Problem description: Return the material exactly, first line through the line containing "const rightTicks = [0,5,10,15,20,25,30];", and nothing more. Pictures stay out.

Data block:
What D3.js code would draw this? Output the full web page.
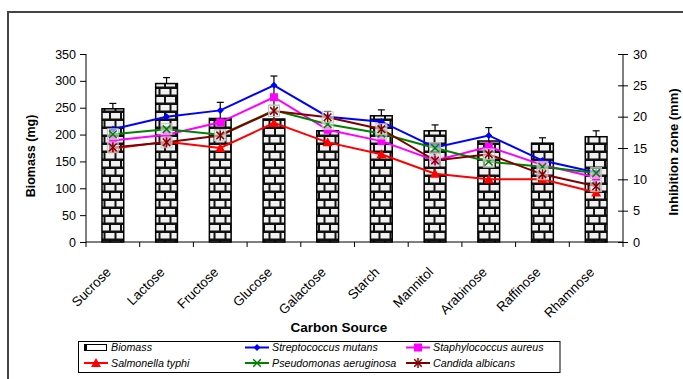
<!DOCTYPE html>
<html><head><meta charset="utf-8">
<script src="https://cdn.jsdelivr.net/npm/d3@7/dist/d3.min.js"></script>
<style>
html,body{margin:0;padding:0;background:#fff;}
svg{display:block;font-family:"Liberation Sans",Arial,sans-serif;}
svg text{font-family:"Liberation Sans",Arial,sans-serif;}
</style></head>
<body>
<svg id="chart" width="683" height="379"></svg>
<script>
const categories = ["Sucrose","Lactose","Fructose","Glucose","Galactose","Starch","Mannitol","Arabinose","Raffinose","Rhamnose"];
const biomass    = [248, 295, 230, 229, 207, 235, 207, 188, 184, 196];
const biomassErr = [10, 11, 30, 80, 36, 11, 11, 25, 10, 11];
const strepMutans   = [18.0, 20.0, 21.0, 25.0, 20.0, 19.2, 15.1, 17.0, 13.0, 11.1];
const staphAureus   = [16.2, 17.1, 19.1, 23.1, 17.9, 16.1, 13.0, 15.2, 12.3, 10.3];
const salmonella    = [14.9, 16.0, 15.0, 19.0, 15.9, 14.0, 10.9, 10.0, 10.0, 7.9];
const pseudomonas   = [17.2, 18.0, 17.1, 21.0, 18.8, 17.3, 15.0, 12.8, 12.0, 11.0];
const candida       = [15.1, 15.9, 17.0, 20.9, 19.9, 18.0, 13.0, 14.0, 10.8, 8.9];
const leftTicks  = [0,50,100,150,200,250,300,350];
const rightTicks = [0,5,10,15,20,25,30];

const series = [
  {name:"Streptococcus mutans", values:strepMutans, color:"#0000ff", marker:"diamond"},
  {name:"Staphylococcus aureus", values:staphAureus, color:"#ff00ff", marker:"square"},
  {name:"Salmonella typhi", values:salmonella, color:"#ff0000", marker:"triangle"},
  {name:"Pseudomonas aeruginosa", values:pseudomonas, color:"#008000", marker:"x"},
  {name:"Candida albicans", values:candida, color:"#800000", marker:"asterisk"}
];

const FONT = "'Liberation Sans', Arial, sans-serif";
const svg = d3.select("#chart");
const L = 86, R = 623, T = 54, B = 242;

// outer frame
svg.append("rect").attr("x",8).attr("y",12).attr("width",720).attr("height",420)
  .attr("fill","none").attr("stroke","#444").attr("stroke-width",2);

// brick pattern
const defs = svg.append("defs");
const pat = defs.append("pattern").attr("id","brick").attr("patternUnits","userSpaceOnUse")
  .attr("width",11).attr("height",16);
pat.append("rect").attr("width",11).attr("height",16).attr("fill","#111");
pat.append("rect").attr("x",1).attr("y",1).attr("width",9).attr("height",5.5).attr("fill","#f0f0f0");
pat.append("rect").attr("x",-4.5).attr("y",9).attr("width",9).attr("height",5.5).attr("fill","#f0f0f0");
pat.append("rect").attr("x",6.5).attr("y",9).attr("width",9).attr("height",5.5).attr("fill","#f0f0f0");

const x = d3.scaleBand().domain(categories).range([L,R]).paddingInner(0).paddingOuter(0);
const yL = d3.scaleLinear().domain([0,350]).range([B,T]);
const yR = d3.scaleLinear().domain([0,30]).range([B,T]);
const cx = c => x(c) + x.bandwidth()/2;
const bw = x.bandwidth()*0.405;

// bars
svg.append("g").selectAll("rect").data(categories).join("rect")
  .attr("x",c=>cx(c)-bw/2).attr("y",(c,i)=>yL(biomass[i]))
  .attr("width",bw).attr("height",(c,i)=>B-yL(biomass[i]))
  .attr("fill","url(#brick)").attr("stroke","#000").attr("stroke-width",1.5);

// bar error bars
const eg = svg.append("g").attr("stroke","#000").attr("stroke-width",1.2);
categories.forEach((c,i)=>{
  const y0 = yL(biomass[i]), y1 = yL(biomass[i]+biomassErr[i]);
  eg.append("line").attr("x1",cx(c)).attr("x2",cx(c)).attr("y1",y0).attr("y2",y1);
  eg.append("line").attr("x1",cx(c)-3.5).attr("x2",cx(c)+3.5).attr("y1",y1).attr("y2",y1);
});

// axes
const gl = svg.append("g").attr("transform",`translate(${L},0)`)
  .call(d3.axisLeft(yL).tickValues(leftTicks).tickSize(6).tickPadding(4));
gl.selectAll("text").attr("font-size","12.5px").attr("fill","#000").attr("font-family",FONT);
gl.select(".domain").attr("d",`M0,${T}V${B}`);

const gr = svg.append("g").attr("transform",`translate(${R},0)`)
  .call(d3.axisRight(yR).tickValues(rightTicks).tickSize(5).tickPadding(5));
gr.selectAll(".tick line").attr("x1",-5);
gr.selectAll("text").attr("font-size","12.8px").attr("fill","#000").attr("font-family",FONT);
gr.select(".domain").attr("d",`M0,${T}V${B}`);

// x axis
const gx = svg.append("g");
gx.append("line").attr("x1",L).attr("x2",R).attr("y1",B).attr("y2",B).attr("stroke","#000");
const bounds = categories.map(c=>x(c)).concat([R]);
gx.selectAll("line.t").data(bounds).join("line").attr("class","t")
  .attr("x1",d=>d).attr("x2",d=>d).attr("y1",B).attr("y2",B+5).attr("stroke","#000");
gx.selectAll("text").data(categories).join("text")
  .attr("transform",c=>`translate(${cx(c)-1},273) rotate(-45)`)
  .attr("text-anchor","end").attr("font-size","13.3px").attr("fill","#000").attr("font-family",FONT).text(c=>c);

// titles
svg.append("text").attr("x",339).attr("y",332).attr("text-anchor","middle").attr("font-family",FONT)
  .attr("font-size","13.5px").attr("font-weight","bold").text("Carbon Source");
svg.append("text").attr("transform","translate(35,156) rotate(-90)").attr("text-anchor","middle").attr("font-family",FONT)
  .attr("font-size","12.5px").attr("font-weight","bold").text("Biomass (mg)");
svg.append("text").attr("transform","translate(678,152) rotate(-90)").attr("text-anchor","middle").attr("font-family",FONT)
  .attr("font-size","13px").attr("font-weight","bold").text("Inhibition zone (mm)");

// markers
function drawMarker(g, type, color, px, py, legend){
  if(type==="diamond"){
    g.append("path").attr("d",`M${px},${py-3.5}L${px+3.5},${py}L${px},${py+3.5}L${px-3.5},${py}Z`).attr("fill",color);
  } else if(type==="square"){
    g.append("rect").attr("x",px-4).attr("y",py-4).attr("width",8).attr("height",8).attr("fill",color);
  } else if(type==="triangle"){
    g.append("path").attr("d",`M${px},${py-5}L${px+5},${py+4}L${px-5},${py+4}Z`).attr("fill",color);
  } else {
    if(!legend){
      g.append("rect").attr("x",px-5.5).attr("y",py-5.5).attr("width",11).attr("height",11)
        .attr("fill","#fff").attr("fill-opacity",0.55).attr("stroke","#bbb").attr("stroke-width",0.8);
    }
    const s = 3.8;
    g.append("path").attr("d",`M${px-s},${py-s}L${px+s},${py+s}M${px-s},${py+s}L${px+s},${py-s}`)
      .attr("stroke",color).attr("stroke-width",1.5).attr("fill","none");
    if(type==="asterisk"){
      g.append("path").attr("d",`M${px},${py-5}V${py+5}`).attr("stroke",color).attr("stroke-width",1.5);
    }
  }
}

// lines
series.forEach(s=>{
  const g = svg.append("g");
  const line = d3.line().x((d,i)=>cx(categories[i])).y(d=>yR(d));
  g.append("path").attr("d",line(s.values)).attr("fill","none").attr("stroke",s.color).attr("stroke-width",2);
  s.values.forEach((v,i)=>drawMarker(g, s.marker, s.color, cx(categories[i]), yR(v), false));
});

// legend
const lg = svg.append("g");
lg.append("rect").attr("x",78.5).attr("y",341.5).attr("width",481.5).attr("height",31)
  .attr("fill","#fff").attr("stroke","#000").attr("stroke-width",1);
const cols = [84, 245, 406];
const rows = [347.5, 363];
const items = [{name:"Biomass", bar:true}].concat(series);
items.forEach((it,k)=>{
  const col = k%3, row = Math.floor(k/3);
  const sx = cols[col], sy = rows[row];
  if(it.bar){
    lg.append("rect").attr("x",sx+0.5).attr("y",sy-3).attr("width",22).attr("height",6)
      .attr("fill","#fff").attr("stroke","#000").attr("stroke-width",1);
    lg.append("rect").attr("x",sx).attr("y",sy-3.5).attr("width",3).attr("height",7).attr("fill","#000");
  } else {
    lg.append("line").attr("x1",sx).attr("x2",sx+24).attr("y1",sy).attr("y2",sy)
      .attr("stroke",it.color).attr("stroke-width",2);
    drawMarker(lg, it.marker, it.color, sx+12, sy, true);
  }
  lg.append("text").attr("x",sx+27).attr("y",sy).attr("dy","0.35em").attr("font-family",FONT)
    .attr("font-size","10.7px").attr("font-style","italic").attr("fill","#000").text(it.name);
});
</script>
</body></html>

Answer in full:
What D3.js code would draw this? Output the full web page.
<!DOCTYPE html>
<html><head><meta charset="utf-8">
<script src="https://cdn.jsdelivr.net/npm/d3@7/dist/d3.min.js"></script>
<style>
html,body{margin:0;padding:0;background:#fff;}
svg{display:block;font-family:"Liberation Sans",Arial,sans-serif;}
svg text{font-family:"Liberation Sans",Arial,sans-serif;}
</style></head>
<body>
<svg id="chart" width="683" height="379"></svg>
<script>
const categories = ["Sucrose","Lactose","Fructose","Glucose","Galactose","Starch","Mannitol","Arabinose","Raffinose","Rhamnose"];
const biomass    = [248, 295, 230, 229, 207, 235, 207, 188, 184, 196];
const biomassErr = [10, 11, 30, 80, 36, 11, 11, 25, 10, 11];
const strepMutans   = [18.0, 20.0, 21.0, 25.0, 20.0, 19.2, 15.1, 17.0, 13.0, 11.1];
const staphAureus   = [16.2, 17.1, 19.1, 23.1, 17.9, 16.1, 13.0, 15.2, 12.3, 10.3];
const salmonella    = [14.9, 16.0, 15.0, 19.0, 15.9, 14.0, 10.9, 10.0, 10.0, 7.9];
const pseudomonas   = [17.2, 18.0, 17.1, 21.0, 18.8, 17.3, 15.0, 12.8, 12.0, 11.0];
const candida       = [15.1, 15.9, 17.0, 20.9, 19.9, 18.0, 13.0, 14.0, 10.8, 8.9];
const leftTicks  = [0,50,100,150,200,250,300,350];
const rightTicks = [0,5,10,15,20,25,30];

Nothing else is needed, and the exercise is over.